Background information
- Origin: Glasgow, Scotland
- Genres: Landfill indie, Alternative rock, post-grunge, indie rock, britpop
- Years active: 2009–2016
- Label: Electric Honey (UK)
- Past members: Decky McKay John Markey Kyle Haughey Oliver Melling
- Website: youngaviators.bandcamp.com

= Young Aviators =

Young Aviators were a Scottish rock band based in Glasgow. They released their debut album Self Help via the label Electric Honey in 2013. They disbanded in 2016.

==History==
Young Aviators were formed in 2009 by childhood friends Decky McKay (singer/songwriter), Kyle Haughey (bassist) and John Markey (drummer). In 2014 keyboardist Oliver Melling joined the band.

In 2009, they toured the UK with indie rock band Reef.
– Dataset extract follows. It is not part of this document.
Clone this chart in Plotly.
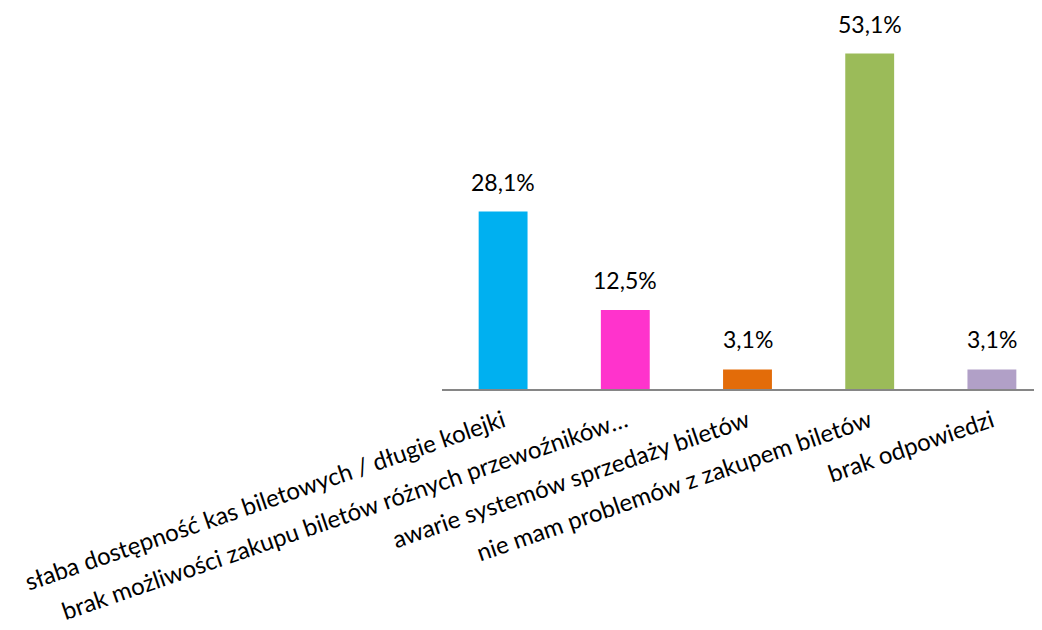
import plotly.graph_objects as go

categories = [
    "słaba dostępność kas biletowych / długie kolejki",
    "brak możliwości zakupu biletów różnych przewoźników…",
    "awarie systemów sprzedaży biletów",
    "nie mam problemów z zakupem biletów",
    "brak odpowiedzi",
]
values = [28.1, 12.5, 3.1, 53.1, 3.1]
labels = ["28,1%", "12,5%", "3,1%", "53,1%", "3,1%"]
colors = ["#00B0F0", "#FF33CC", "#E36C09", "#9BBB59", "#B1A0C7"]

FONT = "Lato, Carlito, Calibri, sans-serif"

fig = go.Figure()
fig.add_trace(go.Bar(
    x=categories, y=values,
    marker=dict(color=colors, line=dict(width=0)),
    width=0.4,
    showlegend=False,
))

# value labels above the bars
for c, v, t in zip(categories, values, labels):
    fig.add_annotation(
        x=c, y=v, text=t, showarrow=False,
        yanchor="bottom", yshift=14,
        font=dict(family=FONT, size=23, color="#000000"),
    )

# page body adds an 8px offset, so the figure is a bit smaller than the window
fig.update_layout(
    width=1034, height=622,
    margin=dict(l=434, r=0, t=2, b=241),
    paper_bgcolor="white", plot_bgcolor="white",
    font=dict(family=FONT, size=24, color="#000000"),
)
fig.update_xaxes(
    range=[-0.5, 4.41], automargin=False,
    showline=True, linecolor="#868686", linewidth=2,
    ticks="", tickangle=-19, ticklabelstandoff=7,
    tickfont=dict(family=FONT, size=24, color="#000000"),
    showgrid=False,
)
fig.update_yaxes(
    range=[0, 60], visible=False, showgrid=False, zeroline=False,
    automargin=False,
)

fig.write_html("out.html")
In 2011 they released their EP Hunting for Heaven, which was favourably reviewed in musicOMH, and toured with The Subways in the UK.

In 2012, they released their debut album Self Help under the indie label Electric Honey. This became the biggest selling CD album in the labels history.

The band toured in the UK, Germany and Austria tour supporting Sportfreunde Stiller and had a supporting slot on tour with indie group Travis.

In August 2015, they released a music video on YouTube to accompany their new single "Drive-Thru Culture Night".

Frontman Decky McKay went on to found alt-country band The Vicuñas in 2017. They released their self-titled EP in April 2018.

Following a hiatus, the group released their latest EP 'Embrace the Inescapable' with Electric Honey in early 2023.